We have now to notice, in the last place, the remark made by the Lord concerning the faith just professed by His disciple. “Jesus saith unto him, Thomas, because thou hast seen me, thou hast believed: blessed are they that have not seen, and yet have believed.”

This reflection on the blessedness of those who believe without seeing, though expressed in the past tense, really concerned the future. The case supposed by Jesus was to be the case of all believers after the apostolic age. Since then no one has seen, and no one can believe because he has seen, as the apostles saw. They saw, that we might be able to do without seeing, believing on their testimony.

But what does Jesus mean by pronouncing a beatitude on those who see not, yet believe?

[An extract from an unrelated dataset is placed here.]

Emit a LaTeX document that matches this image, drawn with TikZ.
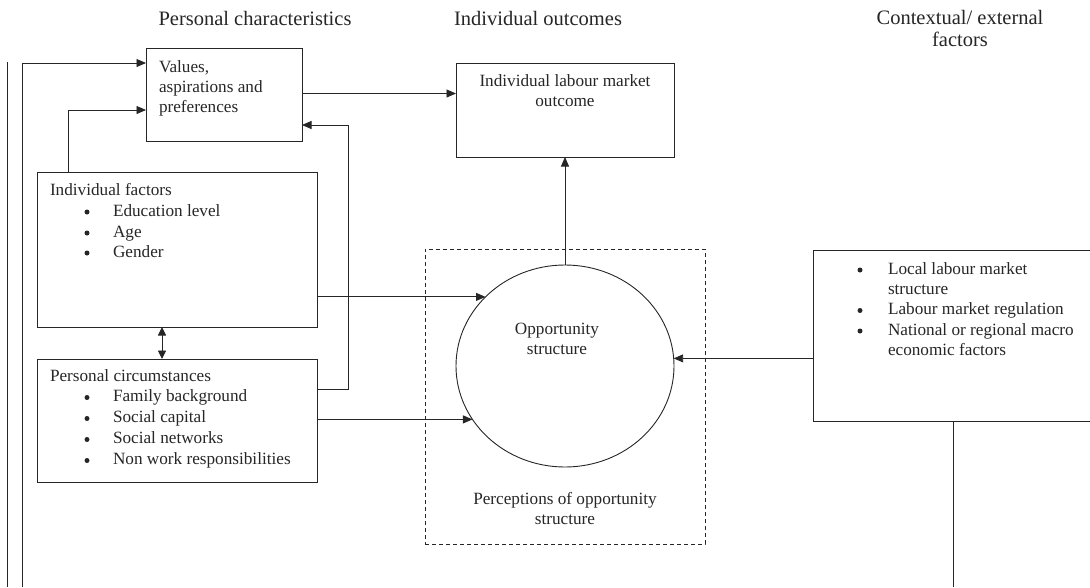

He does not mean to commend those who believe without any inquiry. It is one thing to believe without seeing, another thing to believe without consideration. To believe without seeing is to be capable of being satisfied with something less than absolute demonstration, or to have such an inward illumination as renders us to a certain extent independent of external evidence. Such a faculty of faith is most needful; for if faith were possible only to those who see, belief in Christianity could not extend beyond the apostolic age. But to believe without consideration is a different matter altogether. It is simply not to care whether the thing believed be true or false. There is no merit in doing that. Such faith has its origin in what is base in men, — in their ignorance, sloth, and spiritual indifference; and it can bring no blessing to its possessors. Be the truths credited ever so high, holy, blessed, what good can a faith do which receives them as matters of course without inquiry, or without even so much as knowing what the truths believed mean?

The Lord Jesus, then, does not here bestow a benediction on credulity.

As little does He mean to say that all the felicity falls to the lot of those who have never, like Thomas, doubted. The fact is not so. Those who believe with facility do certainly enjoy a blessedness all their own. They escape the torment of uncertainty, and the current of their spiritual life flows on very smoothly. But the men who have doubted, and now at length believe, have also their peculiar joys, with which no stranger can intermeddle. Theirs is the joy experienced when that which was dead is alive again, and that which was lost is found. Theirs is the rapture of Thomas when he exclaimed, with reference to a Saviour thought to be gone for ever, “My Lord and my God.” Theirs is the bliss of the man who, having dived into a deep sea, brings up a pearl of very great price. Theirs is the comfort of having their very bygone doubts made available for the furtherance of their faith, every doubt becoming a stone in the hidden foundation on which the superstructure of their creed is built, the perturbations of faith being converted into confirmations, just as the perturbations in the planetary motions, at first supposed to throw doubt on Newton’s theory of gravitation, were converted by more searching inquiry into the strongest proof of its truth.

What, then, does the Lord Jesus mean by these words? Simply this: He would have those who must believe without seeing, understand that they have no cause to envy those who had an opportunity of seeing, and who believed only after they saw. We who live so far from the events, are very apt to imagine that we are placed at a great disadvantage as compared with the disciples of Jesus. So in some respects we are, and especially in this, that faith is more difficult for us than for them. But then we must not forget that, in proportion as faith is difficult, it is meritorious, and precious to the heart. It is a higher attainment to be able to believe without seeing, than to believe because we have seen; and if it cost an effort, the trial of faith but enhances its value. We must remember, further, that we never reach the full blessedness of faith till what we believe shines in the light of its own self-evidence. Think you the disciples were happy men because they had seen their risen Lord and believed? They were far happier when they had attained to such clear insight into the whole mystery of redemption, that proof of this or that particular fact or doctrine was felt to be quite unnecessary.

To that felicity Jesus wished His doubting disciple to aspire; and by contrasting his case with that of those who believe without seeing, He gives us to know that it is attainable for us also. We, too, may attain the blessedness of a faith raised above all doubt by its own clear insight into divine truth. If we are faithful, we may rise to this from very humble things. We may begin, in our weakness, with being Thomases, clinging eagerly to every spar of external evidence to save ourselves from drowning, and end with a faith amounting almost to sight, rejoicing in Jesus as our Lord and God, with a joy unspeakable and full of glory.